Though blogging may appear similar to Facebook and MySpace, Dedaic said it is a very different form of Internet communication.

“The community of users is created in a different way. The invitation direction is opposite. In the case of bloggers, they invite you into their world. Other sites … invite you to participate in some kind of ‘common project,'” she said.

Some students think that blogs are the same as online journals, but they are incorrect in this assumption.

Andrea Mangione ’07 said that she thinks a blog is “an online journal that people can put their opinion about anything in.”

“You can tell what a blog is and what a blog isn’t by the content. People write about their lives and issues they may be facing looking for feedback from the people reading their blogs,” Hefferan said.

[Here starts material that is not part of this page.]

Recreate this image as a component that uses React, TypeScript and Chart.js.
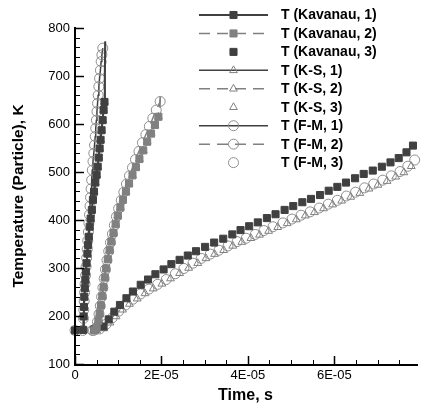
import React, { useEffect, useRef } from 'react';
import { Chart, registerables } from 'chart.js';

Chart.register(...registerables);

// ---- data (time in microseconds, temperature in K) ----
// Group 1 (fast)
const kav1Time = [0, 1.9, 2.0, 2.07, 2.15, 2.27, 2.4, 2.52, 2.68, 2.88, 3.03, 3.2, 3.4, 3.62, 3.9, 4.15, 4.4, 4.7, 5.0, 5.25, 5.5, 5.7, 5.92, 6.15, 6.4, 6.62, 6.82];
const kav1Temp = [170, 171, 199, 219, 240, 258, 275, 292, 310, 330, 348, 365, 386, 403, 421, 442, 459, 478, 494, 511, 530, 549, 567, 587, 608, 629, 646];
const kav1TailTime = [6.9, 7.0];
const kav1TailTemp = [705, 772];
const fm1Time = [0, 1.8, 1.95, 2.03, 2.12, 2.22, 2.33, 2.45, 2.57, 2.7, 2.82, 2.95, 3.1, 3.22, 3.35, 3.47, 3.6, 3.72, 3.85, 4.0, 4.16, 4.35, 4.52, 4.68, 4.8, 4.95, 5.08, 5.22, 5.36, 5.52, 5.68, 5.88, 6.05, 6.22, 6.43];
const fm1Temp = [170, 170, 195, 213, 231, 249, 267, 285, 303, 321, 339, 357, 375, 393, 411, 429, 447, 465, 483, 504, 522, 539, 556, 574, 591, 608, 626, 643, 660, 678, 695, 712, 730, 744, 758];

// Group 2 (medium)
const kav2Time = [4.5, 5.0, 5.4, 5.7, 6.0, 6.3, 6.6, 6.9, 7.2, 7.6, 8.0, 8.4, 8.9, 9.4, 9.9, 10.5, 11.1, 11.8, 12.5, 13.3, 14.1, 14.9, 15.8, 16.7, 17.6, 18.5, 19.3];
const kav2Temp = [170, 176, 190, 205, 222, 241, 260, 280, 299, 318, 337, 355, 373, 391, 409, 426, 442, 459, 476, 493, 510, 527, 545, 563, 580, 598, 615];
const kav2TailTime = [19.6, 19.75];
const kav2TailTemp = [636, 656];
const fm2Time = [4.3, 4.8, 5.2, 5.55, 5.85, 6.15, 6.45, 6.75, 7.05, 7.4, 7.8, 8.2, 8.65, 9.1, 9.6, 10.1, 10.7, 11.3, 11.9, 12.6, 13.3, 14.0, 14.8, 15.6, 16.4, 17.2, 18.0, 18.8, 19.7];
const fm2Temp = [170, 174, 188, 204, 221, 240, 259, 278, 297, 316, 335, 353, 371, 389, 407, 424, 441, 458, 475, 492, 509, 526, 543, 561, 578, 595, 612, 629, 647];

// Group 3 (slow)
const kav3Time = [4.5, 6.6, 7.8, 9.1, 10.4, 11.9, 13.4, 15.2, 16.9, 18.6, 20.5, 22.3, 24.2, 26.1, 28.0, 30.1, 32.2, 34.3, 36.4, 38.3, 40.3, 42.3, 44.4, 46.4, 48.5, 50.5, 52.6, 54.6, 56.7, 58.7, 60.7, 62.7, 64.8, 66.8, 68.9, 71.0, 73.0, 74.9, 76.7, 78.2];
const kav3Temp = [172, 178, 193, 209, 223, 237, 251, 265, 276, 287, 297, 308, 317, 326, 335, 344, 353, 361, 370, 379, 387, 395, 404, 412, 421, 429, 437, 444, 452, 461, 469, 478, 487, 496, 503, 511, 520, 529, 541, 555];
const ks3Time = [5.0, 6.7, 8.1, 9.5, 11.0, 12.6, 14.4, 16.2, 18.1, 20.1, 22.1, 24.2, 26.3, 28.4, 30.3, 32.3, 34.4, 36.5, 38.6, 40.7, 42.7, 44.8, 46.9, 49.1, 51.2, 53.3, 55.4, 57.5, 59.6, 61.7, 63.8, 65.9, 68.0, 70.1, 72.2, 74.2, 76.1, 77.8];
const ks3Temp = [170, 174, 186, 199, 213, 225, 236, 247, 257, 267, 278, 289, 300, 310, 320, 329, 337, 346, 354, 362, 369, 377, 385, 393, 401, 409, 416, 424, 432, 440, 448, 456, 465, 473, 481, 490, 499, 512];
const fm3Time = [4.0, 5.7, 7.2, 8.6, 10.1, 11.7, 13.4, 15.2, 17.1, 19.1, 21.1, 23.2, 25.2, 27.3, 29.2, 31.3, 33.3, 35.4, 37.5, 39.6, 41.7, 43.7, 45.8, 48.1, 50.2, 52.3, 54.4, 56.5, 58.6, 60.7, 62.8, 64.9, 67.0, 69.1, 71.2, 73.2, 75.2, 77.0, 78.6];
const fm3Temp = [170, 173, 183, 196, 210, 223, 235, 246, 256, 266, 276, 288, 299, 310, 320, 329, 337, 346, 355, 362, 370, 378, 386, 394, 402, 410, 417, 425, 433, 441, 450, 458, 467, 475, 483, 492, 501, 512, 525];

const seriesLabels = ['T (Kavanau, 1)', 'T (Kavanau, 2)', 'T (Kavanau, 3)', 'T (K-S, 1)', 'T (K-S, 2)', 'T (K-S, 3)', 'T (F-M, 1)', 'T (F-M, 2)', 'T (F-M, 3)'];

const xTickValues = [0, 20, 40, 60];
const xTickLabels = ['0', '2E-05', '4E-05', '6E-05'];
const X_MIN = 0, X_MAX = 78.9, X_MINOR = 5, X_MAJOR = 20;
const Y_MIN = 100, Y_MAX = 800, Y_MINOR = 20, Y_MAJOR = 100;

const DARK = '#404040';
const GRAY = '#808080';
const OPEN = '#8e8e8e';
const FONT = "'Liberation Sans', Arial, Helvetica, sans-serif";

const pts = (t: number[], v: number[]) => t.map((x, i) => ({ x, y: v[i] }));

const axesPlugin = {
  id: 'tecAxes',
  afterDatasetsDraw(chart: any) {
    const { ctx, chartArea, scales } = chart;
    const { left, right, top, bottom } = chartArea;
    const x = scales.x, y = scales.y;
    ctx.save();
    ctx.strokeStyle = '#000';
    for (let v = Y_MIN; v <= Y_MAX + 1e-9; v += Y_MINOR) {
      const py = Math.round(y.getPixelForValue(v)) + 0.5;
      const major = Math.abs((v - Y_MIN) % Y_MAJOR) < 1e-6;
      ctx.lineWidth = major ? 1.5 : 1;
      ctx.beginPath();
      ctx.moveTo(left, py);
      ctx.lineTo(left + (major ? 9 : 5), py);
      ctx.stroke();
    }
    for (let v = X_MIN; v <= X_MAX + 1e-9; v += X_MINOR) {
      const px = Math.round(x.getPixelForValue(v)) + 0.5;
      const major = Math.abs((v - X_MIN) % X_MAJOR) < 1e-6;
      ctx.lineWidth = major ? 1.5 : 1;
      ctx.beginPath();
      ctx.moveTo(px, bottom);
      ctx.lineTo(px, bottom - (major ? 8 : 4));
      ctx.stroke();
    }
    ctx.lineWidth = 2;
    ctx.beginPath();
    ctx.moveTo(left, top - 1);
    ctx.lineTo(left, bottom + 1);
    ctx.lineTo(right + 2, bottom + 1);
    ctx.stroke();
    ctx.restore();
  },
};

function drawMarker(ctx: CanvasRenderingContext2D, style: string, cx: number, cy: number, r: number, stroke: string, fill: string | null) {
  ctx.beginPath();
  if (style === 'rect') {
    const s = Math.SQRT1_2 * r;
    ctx.rect(cx - s, cy - s, 2 * s, 2 * s);
  } else if (style === 'triangle') {
    ctx.moveTo(cx, cy - r);
    ctx.lineTo(cx + r * 0.866, cy + r / 2);
    ctx.lineTo(cx - r * 0.866, cy + r / 2);
    ctx.closePath();
  } else {
    ctx.arc(cx, cy, r, 0, Math.PI * 2);
  }
  if (fill) {
    ctx.fillStyle = fill;
    ctx.fill();
  }
  ctx.strokeStyle = stroke;
  ctx.lineWidth = 1;
  ctx.stroke();
}

const legendPlugin = {
  id: 'tecLegend',
  afterDraw(chart: any) {
    const { ctx } = chart;
    const x0 = 199, x1 = 268, xm = 233.5, xt = 281, y0 = 15, dy = 18.45;
    ctx.save();
    chart.data.datasets.forEach((ds: any, i: number) => {
      const yy = y0 + i * dy;
      if (ds.showLine !== false) {
        ctx.save();
        ctx.strokeStyle = ds.borderColor;
        ctx.lineWidth = ds.borderWidth;
        ctx.setLineDash(ds.borderDash || []);
        ctx.beginPath();
        ctx.moveTo(x0, yy);
        ctx.lineTo(x1, yy);
        ctx.stroke();
        ctx.restore();
      }
      const fill = ds.pointStyle === 'rect' ? ds.pointBackgroundColor : null;
      drawMarker(ctx, ds.pointStyle, xm, yy, ds.legendRadius, ds.pointBorderColor, fill);
      ctx.fillStyle = '#000';
      ctx.font = `bold 14px ${FONT}`;
      ctx.textAlign = 'left';
      ctx.textBaseline = 'middle';
      ctx.fillText(ds.label, xt, yy + 0.5);
    });
    ctx.restore();
  },
};

export default function App() {
  const ref = useRef<HTMLCanvasElement | null>(null);

  useEffect(() => {
    if (!ref.current) return;
    const kav1Count = kav1Time.length;
    const kav2Count = kav2Time.length;
    const kav1All = pts(kav1Time.concat(kav1TailTime), kav1Temp.concat(kav1TailTemp));
    const kav2All = pts(kav2Time.concat(kav2TailTime), kav2Temp.concat(kav2TailTemp));

    const sq = (color: string, line: boolean, dash: number[], count: number | null, data: any[], label: string) => ({
      label, data, showLine: line, borderColor: color, borderWidth: line ? (dash.length ? 1.5 : 2) : 0, borderDash: dash,
      pointStyle: 'rect', pointBackgroundColor: color, pointBorderColor: color, pointBorderWidth: 1,
      pointRadius: count === null ? 5 : (c: any) => (c.dataIndex < count ? 5 : 0),
      legendRadius: 5, clip: false,
    });
    const open = (style: string, stroke: string, lineColor: string, line: boolean, dash: number[], r: number, count: number | null, data: any[], label: string) => ({
      label, data, showLine: line, borderColor: lineColor, borderWidth: line ? 1.5 : 0, borderDash: dash,
      pointStyle: style, pointBackgroundColor: 'rgba(0,0,0,0)', pointBorderColor: stroke, pointBorderWidth: 1,
      pointRadius: count === null ? r : (c: any) => (c.dataIndex < count ? r : 0),
      legendRadius: r, clip: false,
    });

    const datasets: any[] = [
      sq(DARK, true, [], kav1Count, kav1All, seriesLabels[0]),
      sq(GRAY, true, [11, 7], kav2Count, kav2All, seriesLabels[1]),
      sq(DARK, false, [], null, pts(kav3Time, kav3Temp), seriesLabels[2]),
      open('triangle', GRAY, DARK, true, [], 4.5, kav1Count, kav1All, seriesLabels[3]),
      open('triangle', GRAY, GRAY, true, [11, 7], 4.5, kav2Count, kav2All, seriesLabels[4]),
      open('triangle', GRAY, GRAY, false, [], 4.5, null, pts(ks3Time, ks3Temp), seriesLabels[5]),
      open('circle', OPEN, DARK, true, [], 5, null, pts(fm1Time, fm1Temp), seriesLabels[6]),
      open('circle', OPEN, GRAY, true, [11, 7], 5, null, pts(fm2Time, fm2Temp), seriesLabels[7]),
      open('circle', OPEN, GRAY, false, [], 5, null, pts(fm3Time, fm3Temp), seriesLabels[8]),
    ];

    const chart = new Chart(ref.current, {
      type: 'scatter',
      data: { datasets },
      options: {
        animation: false,
        responsive: true,
        maintainAspectRatio: false,
        layout: { padding: { top: 28, right: 0, left: 0, bottom: 0 } },
        elements: { line: { tension: 0 } },
        plugins: { legend: { display: false }, tooltip: { enabled: false } },
        scales: {
          x: {
            type: 'linear',
            min: X_MIN,
            max: X_MAX,
            grid: { display: false, drawTicks: false },
            border: { display: false },
            afterBuildTicks: (s: any) => { s.ticks = xTickValues.map((v) => ({ value: v })); },
            afterFit: (s: any) => { s.height = 45; },
            ticks: {
              autoSkip: false,
              maxRotation: 0,
              padding: 4,
              color: '#000',
              font: { family: FONT, size: 13 },
              callback: (v: any) => {
                const i = xTickValues.indexOf(Number(v));
                return i >= 0 ? xTickLabels[i] : '';
              },
            },
            title: {
              display: true,
              text: 'Time, s',
              color: '#000',
              font: { family: FONT, size: 16, weight: 'bold' },
              padding: { top: 0, bottom: 4 },
            },
          },
          y: {
            type: 'linear',
            min: Y_MIN,
            max: Y_MAX,
            grid: { display: false, drawTicks: false },
            border: { display: false },
            afterFit: (s: any) => { s.width = 75; },
            ticks: {
              stepSize: Y_MAJOR,
              padding: 5,
              color: '#000',
              font: { family: FONT, size: 13 },
            },
            title: {
              display: true,
              text: 'Temperature (Particle), K',
              color: '#000',
              font: { family: FONT, size: 15.5, weight: 'bold' },
              padding: { top: 9, bottom: 0 },
            },
          },
        },
      } as any,
      plugins: [axesPlugin, legendPlugin],
    });
    return () => chart.destroy();
  }, []);

  return (
    <div style={{ position: 'fixed', left: 0, top: 0, width: 422, height: 409, background: '#fff' }}>
      <canvas ref={ref} />
    </div>
  );
}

Dedaic has a similar opinion.

“The concept of a journal is defined by the secrecy of the text. Journals are usually not public. Blogs are,” she said.

When reading blogs, it is important to remember that they are not always a reliable source.

Meaghan Donlon ’07 remembered when blogs first became popular.

“People thought they were really reliable, but [it] was really just Joe Schmo from Alabama making stuff in his basement,” she said.

Dedaic offers a warning to those who read blogs.

“Keep in mind that bloggers represent themselves in the way they want, which is never the full and only truth about them,” she said.

Communication on the Internet is changing due to blogs, according to Dedaic.

“It seems that many more topics are now conversationalized by the means of blogs, as well as other internet forums,” she said. “Only a few years ago nobody would have been able to predict such things as web-chat, blogging or podcasting.”

Dedaic is reluctant to predict how communication is changing on the Internet because it changes so fast but, according to her, “that is exactly what’s interesting and exciting about the Internet.”